Directive - Retype the records below from their first line through the line holding "import plotly.graph_objects as go", including both ends and no pictures.
::: Supplied data
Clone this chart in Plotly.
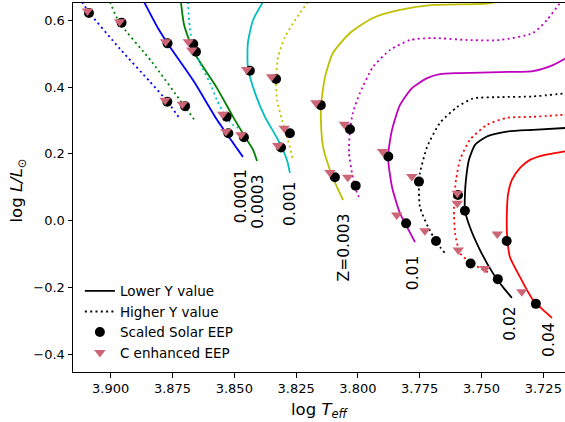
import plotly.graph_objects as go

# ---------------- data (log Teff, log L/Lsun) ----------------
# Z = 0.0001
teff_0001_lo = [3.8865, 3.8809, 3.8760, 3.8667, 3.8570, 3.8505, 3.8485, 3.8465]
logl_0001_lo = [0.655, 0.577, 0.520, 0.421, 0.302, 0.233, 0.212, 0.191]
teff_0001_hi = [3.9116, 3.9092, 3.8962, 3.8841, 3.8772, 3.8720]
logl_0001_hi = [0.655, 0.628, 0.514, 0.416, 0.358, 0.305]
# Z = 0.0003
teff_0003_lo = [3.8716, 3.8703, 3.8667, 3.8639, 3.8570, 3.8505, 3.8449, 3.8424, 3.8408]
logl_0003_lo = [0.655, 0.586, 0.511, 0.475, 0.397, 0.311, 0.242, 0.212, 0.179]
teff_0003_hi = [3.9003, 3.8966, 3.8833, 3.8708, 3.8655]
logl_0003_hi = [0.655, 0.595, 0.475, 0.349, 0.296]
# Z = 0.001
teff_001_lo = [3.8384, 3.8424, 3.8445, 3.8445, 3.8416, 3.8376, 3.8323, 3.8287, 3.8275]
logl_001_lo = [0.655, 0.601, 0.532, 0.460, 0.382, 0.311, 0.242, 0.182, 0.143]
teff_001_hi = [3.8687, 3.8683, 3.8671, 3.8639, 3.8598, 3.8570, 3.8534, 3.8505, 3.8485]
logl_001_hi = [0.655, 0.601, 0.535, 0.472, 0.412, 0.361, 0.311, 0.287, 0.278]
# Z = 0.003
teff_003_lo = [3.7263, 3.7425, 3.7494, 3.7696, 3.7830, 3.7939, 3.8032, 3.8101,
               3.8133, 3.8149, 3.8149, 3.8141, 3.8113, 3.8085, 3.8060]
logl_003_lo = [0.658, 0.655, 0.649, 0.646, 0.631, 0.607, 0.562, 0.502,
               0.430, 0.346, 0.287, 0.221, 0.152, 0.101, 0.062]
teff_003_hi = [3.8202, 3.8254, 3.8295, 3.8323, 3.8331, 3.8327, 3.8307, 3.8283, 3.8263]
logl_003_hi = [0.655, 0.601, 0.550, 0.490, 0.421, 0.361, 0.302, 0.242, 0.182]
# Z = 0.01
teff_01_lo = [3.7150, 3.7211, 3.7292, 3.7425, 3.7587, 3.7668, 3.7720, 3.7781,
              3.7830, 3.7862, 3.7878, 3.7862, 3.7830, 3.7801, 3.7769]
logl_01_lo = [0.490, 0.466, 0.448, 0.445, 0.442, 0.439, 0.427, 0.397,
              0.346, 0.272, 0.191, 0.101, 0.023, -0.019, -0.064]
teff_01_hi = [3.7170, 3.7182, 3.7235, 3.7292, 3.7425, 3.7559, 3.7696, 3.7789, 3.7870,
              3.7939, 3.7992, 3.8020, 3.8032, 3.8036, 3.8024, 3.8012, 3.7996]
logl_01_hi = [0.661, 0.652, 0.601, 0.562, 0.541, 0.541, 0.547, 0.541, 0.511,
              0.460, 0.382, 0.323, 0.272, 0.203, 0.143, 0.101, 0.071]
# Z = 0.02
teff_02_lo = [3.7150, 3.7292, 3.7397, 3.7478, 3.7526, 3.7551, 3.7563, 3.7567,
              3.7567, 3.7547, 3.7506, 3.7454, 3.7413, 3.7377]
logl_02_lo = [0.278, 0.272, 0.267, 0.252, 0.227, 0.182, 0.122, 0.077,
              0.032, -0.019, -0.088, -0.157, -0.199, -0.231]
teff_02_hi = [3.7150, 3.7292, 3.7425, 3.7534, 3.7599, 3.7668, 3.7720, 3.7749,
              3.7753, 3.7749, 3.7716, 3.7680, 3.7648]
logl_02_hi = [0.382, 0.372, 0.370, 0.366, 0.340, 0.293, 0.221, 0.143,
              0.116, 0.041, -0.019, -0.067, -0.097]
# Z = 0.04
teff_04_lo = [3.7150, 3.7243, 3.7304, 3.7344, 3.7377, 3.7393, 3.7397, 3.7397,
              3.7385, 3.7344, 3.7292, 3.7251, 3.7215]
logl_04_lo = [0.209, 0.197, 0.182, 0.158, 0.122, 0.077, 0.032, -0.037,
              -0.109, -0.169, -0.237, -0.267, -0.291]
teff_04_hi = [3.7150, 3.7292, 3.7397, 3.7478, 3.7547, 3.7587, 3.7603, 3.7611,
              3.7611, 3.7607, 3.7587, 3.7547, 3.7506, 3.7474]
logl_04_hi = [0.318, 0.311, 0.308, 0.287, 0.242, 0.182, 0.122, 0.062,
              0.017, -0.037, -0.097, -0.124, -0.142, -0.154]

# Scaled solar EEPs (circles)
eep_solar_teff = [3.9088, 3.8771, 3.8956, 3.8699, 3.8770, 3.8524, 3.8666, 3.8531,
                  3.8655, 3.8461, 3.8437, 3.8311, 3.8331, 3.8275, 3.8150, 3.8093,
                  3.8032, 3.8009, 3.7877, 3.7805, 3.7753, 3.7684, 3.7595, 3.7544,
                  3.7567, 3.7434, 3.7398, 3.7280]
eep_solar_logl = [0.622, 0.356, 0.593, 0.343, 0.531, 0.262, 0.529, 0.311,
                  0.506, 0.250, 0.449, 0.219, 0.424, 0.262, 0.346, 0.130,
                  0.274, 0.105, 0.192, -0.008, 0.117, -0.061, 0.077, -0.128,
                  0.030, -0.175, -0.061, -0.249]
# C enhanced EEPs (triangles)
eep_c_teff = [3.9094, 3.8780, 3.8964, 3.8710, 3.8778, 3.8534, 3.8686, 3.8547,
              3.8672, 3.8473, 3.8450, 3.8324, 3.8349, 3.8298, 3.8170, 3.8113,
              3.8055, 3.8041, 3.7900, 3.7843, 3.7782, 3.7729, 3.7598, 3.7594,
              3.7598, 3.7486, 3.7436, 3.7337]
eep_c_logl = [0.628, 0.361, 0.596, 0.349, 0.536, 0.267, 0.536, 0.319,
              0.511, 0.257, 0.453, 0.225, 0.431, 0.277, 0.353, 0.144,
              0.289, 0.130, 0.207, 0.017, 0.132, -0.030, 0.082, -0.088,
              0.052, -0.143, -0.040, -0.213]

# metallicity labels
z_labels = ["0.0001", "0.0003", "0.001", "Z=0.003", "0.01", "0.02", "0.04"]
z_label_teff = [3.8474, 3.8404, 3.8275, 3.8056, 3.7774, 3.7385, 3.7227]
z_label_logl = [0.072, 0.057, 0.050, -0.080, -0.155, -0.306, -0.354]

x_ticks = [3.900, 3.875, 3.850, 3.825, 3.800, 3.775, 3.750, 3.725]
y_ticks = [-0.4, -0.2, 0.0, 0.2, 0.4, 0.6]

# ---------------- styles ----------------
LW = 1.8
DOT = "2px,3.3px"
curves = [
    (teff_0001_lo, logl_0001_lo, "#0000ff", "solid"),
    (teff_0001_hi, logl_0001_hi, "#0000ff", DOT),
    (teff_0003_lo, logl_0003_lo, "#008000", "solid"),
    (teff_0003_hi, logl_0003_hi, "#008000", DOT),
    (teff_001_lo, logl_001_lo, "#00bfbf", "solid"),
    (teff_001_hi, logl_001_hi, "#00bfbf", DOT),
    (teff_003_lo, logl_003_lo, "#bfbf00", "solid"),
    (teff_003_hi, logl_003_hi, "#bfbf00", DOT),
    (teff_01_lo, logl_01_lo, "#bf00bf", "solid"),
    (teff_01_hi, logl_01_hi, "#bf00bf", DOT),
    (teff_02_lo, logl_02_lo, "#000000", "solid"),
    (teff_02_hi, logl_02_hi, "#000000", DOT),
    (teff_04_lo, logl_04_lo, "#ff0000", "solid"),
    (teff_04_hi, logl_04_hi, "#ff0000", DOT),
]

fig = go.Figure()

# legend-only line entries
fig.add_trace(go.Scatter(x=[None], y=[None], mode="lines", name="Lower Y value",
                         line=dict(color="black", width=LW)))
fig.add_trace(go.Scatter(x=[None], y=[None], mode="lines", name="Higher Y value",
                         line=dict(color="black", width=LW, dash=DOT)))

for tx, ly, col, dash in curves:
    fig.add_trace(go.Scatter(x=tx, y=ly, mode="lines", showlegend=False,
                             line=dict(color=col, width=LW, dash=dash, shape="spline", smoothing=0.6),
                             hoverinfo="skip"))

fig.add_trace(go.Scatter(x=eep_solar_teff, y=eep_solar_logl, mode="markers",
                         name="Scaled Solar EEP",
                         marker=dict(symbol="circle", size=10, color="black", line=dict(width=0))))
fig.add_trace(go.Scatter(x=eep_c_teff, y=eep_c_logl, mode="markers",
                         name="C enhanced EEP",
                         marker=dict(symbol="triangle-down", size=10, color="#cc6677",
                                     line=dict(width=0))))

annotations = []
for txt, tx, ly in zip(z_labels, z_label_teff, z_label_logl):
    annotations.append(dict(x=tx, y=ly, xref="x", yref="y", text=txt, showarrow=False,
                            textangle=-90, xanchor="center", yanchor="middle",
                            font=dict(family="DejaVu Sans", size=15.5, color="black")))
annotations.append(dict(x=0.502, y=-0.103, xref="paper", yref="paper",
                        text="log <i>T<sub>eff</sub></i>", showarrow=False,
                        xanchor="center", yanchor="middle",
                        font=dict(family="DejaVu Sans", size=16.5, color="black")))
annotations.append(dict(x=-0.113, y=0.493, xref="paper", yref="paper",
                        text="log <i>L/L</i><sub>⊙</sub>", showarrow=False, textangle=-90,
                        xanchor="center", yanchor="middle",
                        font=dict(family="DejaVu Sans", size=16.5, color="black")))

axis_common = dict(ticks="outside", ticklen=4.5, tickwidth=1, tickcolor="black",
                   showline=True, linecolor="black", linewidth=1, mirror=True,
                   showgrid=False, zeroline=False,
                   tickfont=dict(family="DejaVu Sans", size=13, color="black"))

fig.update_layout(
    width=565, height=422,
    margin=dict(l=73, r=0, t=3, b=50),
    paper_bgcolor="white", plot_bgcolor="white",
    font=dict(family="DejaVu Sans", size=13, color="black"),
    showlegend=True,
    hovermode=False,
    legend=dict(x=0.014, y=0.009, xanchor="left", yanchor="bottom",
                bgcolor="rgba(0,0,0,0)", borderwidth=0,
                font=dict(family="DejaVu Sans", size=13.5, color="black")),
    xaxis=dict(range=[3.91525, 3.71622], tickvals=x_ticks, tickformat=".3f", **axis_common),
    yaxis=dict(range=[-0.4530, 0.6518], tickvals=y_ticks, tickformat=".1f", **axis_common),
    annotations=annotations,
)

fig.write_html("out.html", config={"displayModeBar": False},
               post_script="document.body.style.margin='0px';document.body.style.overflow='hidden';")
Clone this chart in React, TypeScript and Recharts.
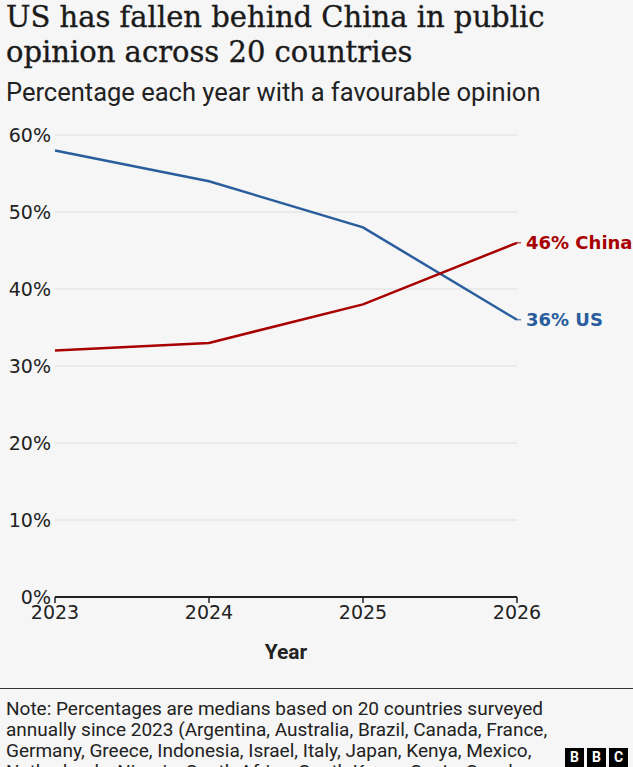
::::::
Task output -
Clone this chart in Plotly.
import plotly.graph_objects as go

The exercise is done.